Zuwanderer, vor allem aus Südosteuropa, haben oft keinen Zugang zu medizinischer Versorgung, weil ihr Krankennversicherungsstatus ungeklärt ist. Einen Weg durch die Fallstricke des Versicherungsrechts bahnt seit Herbst 2016 die so genannte Clearingstelle, angesiedelt bei der Awo-Integration und beim Gesundheitsamt. Die dreijährige Verlängerung der Landesförderung sei dringend notwendig, sagt Awo-Geschäftsführer Philipp Thelen: „Solange es keine europaweite Regelung für EU-Bürger gibt, bleiben die Menschen auf Hilfe angewiesen.“
Seit Beginn der Arbeit 1210 Ratsuchende
Die Zahlen belegen den Bedarf: 1210 Ratsuchende haben die Mitarbeiter der Clearingstelle (zwei volle Stellen Awo, 0,5 Gesundheitsamt) bisher betreut. „Oft geht es dabei aber um ganze Familien, die Zahl derer, die profitieren, ist deshalb wesentlich höher“, erklärt Ana-Maria Isdraila, die Leiterin. Besonders oft treffe es die Rumänen unter den 1056 EU-Bürgern, die Rat suchen. „Da geht es nicht selten um Großfamilien. Die Bulgaren haben einen besseren Zugang zum Arbeitsmarkt, weil viele türkisch sprechen.“
Versichert sind die einen wie die anderen in ihren Heimatländern nur, solange sie dort berufstätig sind. Schon mit der Einreise nach Deutschland wird’s schwierig. „Viele wissen nicht, dass sie hier nicht automatisch familienversichert sind“, sagt Isdraila, „nach einer Entbindung kommen dann die Rechnungen vom Krankenhaus.“ Schwierig wird’s auch bei unverheirateten Eltern mit gemeinsamen Kindern. Isdraila: „Da haben dann Vater und Kinder Versicherungsschutz, die Mutter aber nicht.“
EU-Versichertenkarten gewährt keinen Schutz
Die europäische Versicherungskarte gewähre in der Regel keinen Schutz. „Sie ist für Notfälle von Touristen gedacht. Wenn jemand hier gemeldet ist und etwa schon einen Minijob hatte, ist es kein Notfall mehr.“
Dann, erläutert die Leiterin der Clearingstelle, können sich die Menschen freiwillig krankenversichern für 190 Euro im Monat. Für viele ein hoher Betrag, solange sie auf Arbeitssuche sind.“
Arbeitsverträge, die in schneller Folge geändert werden, beschäftigen die Clearingstelle immer wieder. „Da arbeitet etwa ein Rumäne aus Duisburg für einen polnischen Subunternehmer in den Niederlanden, der die Arbeitnehmer an einen anderen Subunternehmer weiterreicht und sie in Deutschland bei der Krankenversicherung abmeldet“, schildert Isdraila einen typischen Fall. „Den Betroffenen ist das nicht bewusst, weil sie die Briefe nicht verstehen, folgen Lohnpfändungen.“
Bis zu zwei Jahre dauere manchmal die Klärung. Statt die Arbeitgeber in Haftung zu nehmen, werde die Nachweispflicht auf die Beschäftigten abgewälzt“, bedauert Thelen.
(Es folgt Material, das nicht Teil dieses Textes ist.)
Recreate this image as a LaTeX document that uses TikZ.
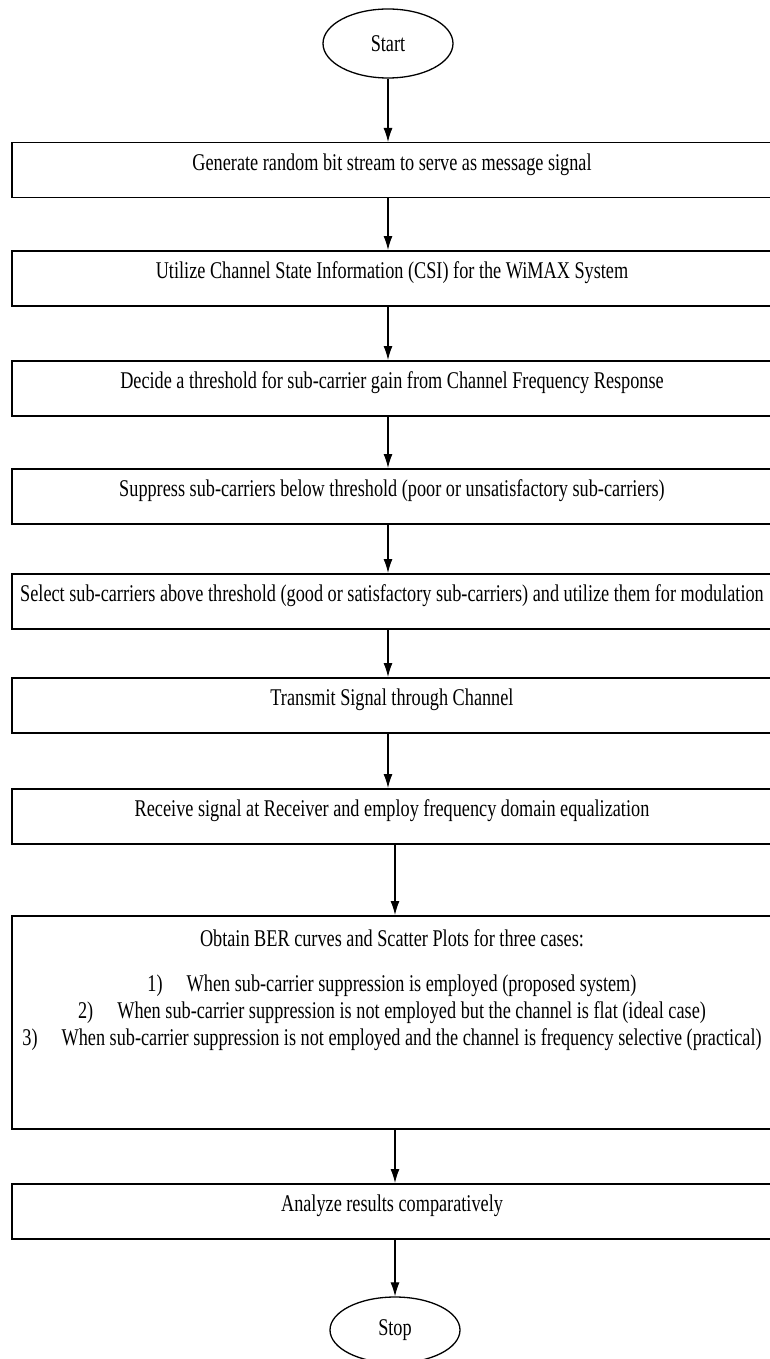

Beitragsschulden sind ein großes Thema
Auch Beitragsschulden, verursacht durch den häufigen Wechsel zwischen Beschäftigung und Arbeitslosigkeit sind „ein Riesenthema“, so der Geschäftsführer. Die Frage, wann EU-Bürger Anspruch auf Pflichtversicherung durch das Jobcenter erwerben, wann Ansprüche ruhen und zu welchen Konditionen sich Familien freiwillig versichern können, sei von Laien kaum zu durchschauen.
Land fördert für drei weitere Jahre
Zunächst als Pilotprojekt hat das Land NRW 2016 Clearingstellen in Duisburg, Dortmund, Gelsenkirchen, Münster und Köln eingerichtet. Für den zweiten Förderzeitraum bis 2022 stellt das Land nun knapp drei Millionen Euro zur Verfügung.
In Duisburg unterstützt das Land die Arbeit mit jährlich rund 180.000 Euro, die Awo leistet für die nächsten drei Jahre einen Eigenanteil in Höhe von 60.000 Euro, so Philipp Thelen, Geschäftsführer der Awo-Integration.
Anlaufstelle bleibt dann häufig die Migranten-Medizin, der Malteser in der Münzstraße (Altstadt). Sie ist mobiler Einsatzort der Clearingstelle ebenso wie Seiteneinsteiger-Sprachkurse und das Gesundheitsamt. Offene Sprechstunden gibt es in Friedenstraße 1 in Hochfeld (Fr. 9-11 Uhr), an Duisburger Str. 241 in Hamborn (Mi. 13-15 Uhr), sowie nach Vereinbarung an der Friedrich-Engels-Str. 42 in Marxloh.